5 second tests and lightweight usability tests are both ways to find out how well a design works for its intended audiences. 5 second tests show people an interface for 5 seconds, then ask them what they remember about it, or where they'd click to do a particular task. They're a good way to make sure your text and design are clear. Usability tests take from a few minutes to an hour, and are usually done in person. One of my favourite lightweight tests involves grabbing a sketch, an iPad or laptop and asking people in a café or other space if they'd help by testing a site for a few minutes. You can gather lots of feedback really quickly, and report back with a prioritised list of fixes by the end of the day. 

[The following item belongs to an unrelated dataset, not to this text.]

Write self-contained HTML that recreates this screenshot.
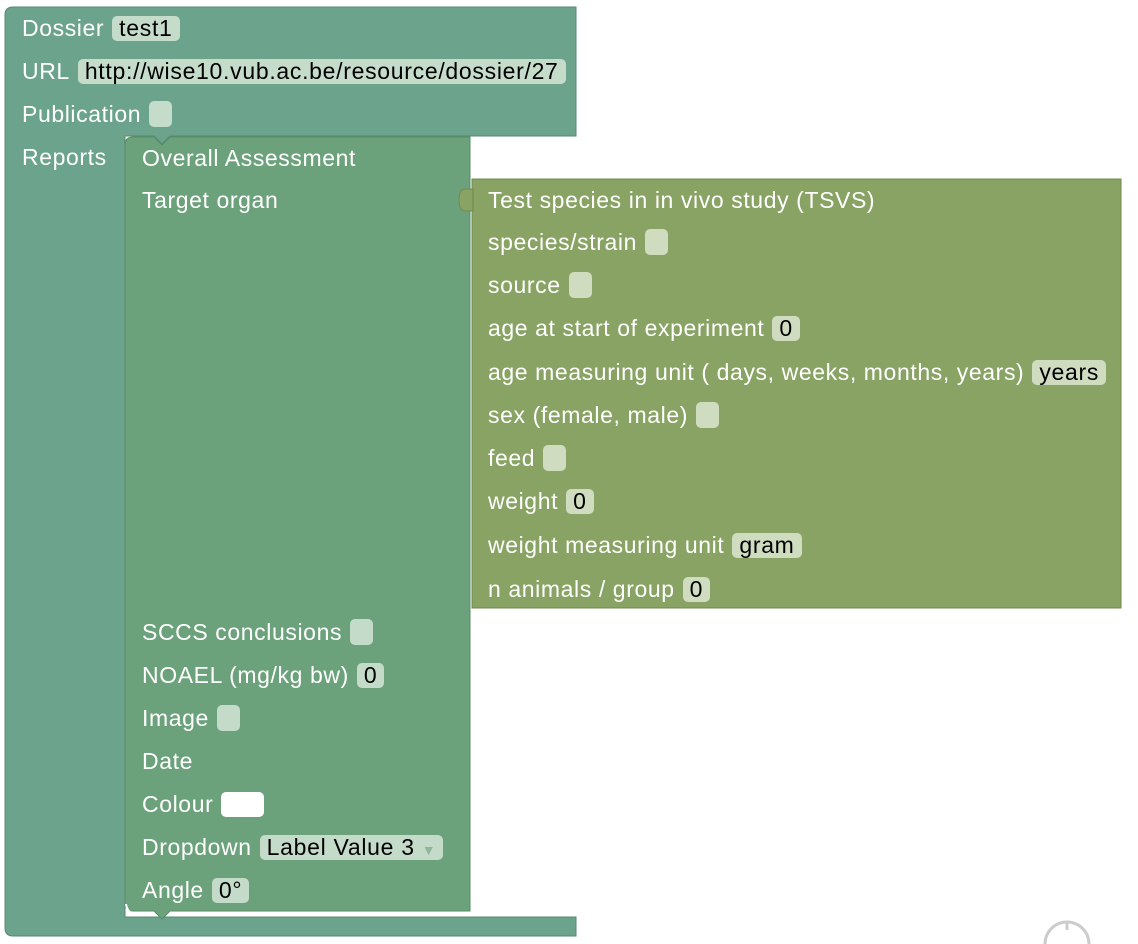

Semi-structured interviews use the same set of questions each time to ensure some consistency between interviews, but they're flexible enough to let you delve into detail and follow any interesting diversions that arise during the conversation. Interviews and observations can be even more informative if they're done in the space where the activities you're interested in take place. 'Contextual inquiry' goes a step further by including observations of the tasks you're interested in being performed. If you can 'apprentice' yourself to someone, it's a great way to have them explain to you why things are done the way they are. However, it's obviously a lot more difficult to find someone willing and able to let you observe them in this way, it's not appropriate for every task or research question, and the data that results can be so rich and dense with information that it takes a long time to review and analyse. 
And one final titbit of wisdom from a musical – always look on the bright side of life! Any knowledge is better than none, so if you manage to get any audience research or usability testing done then you're already better off than you were before.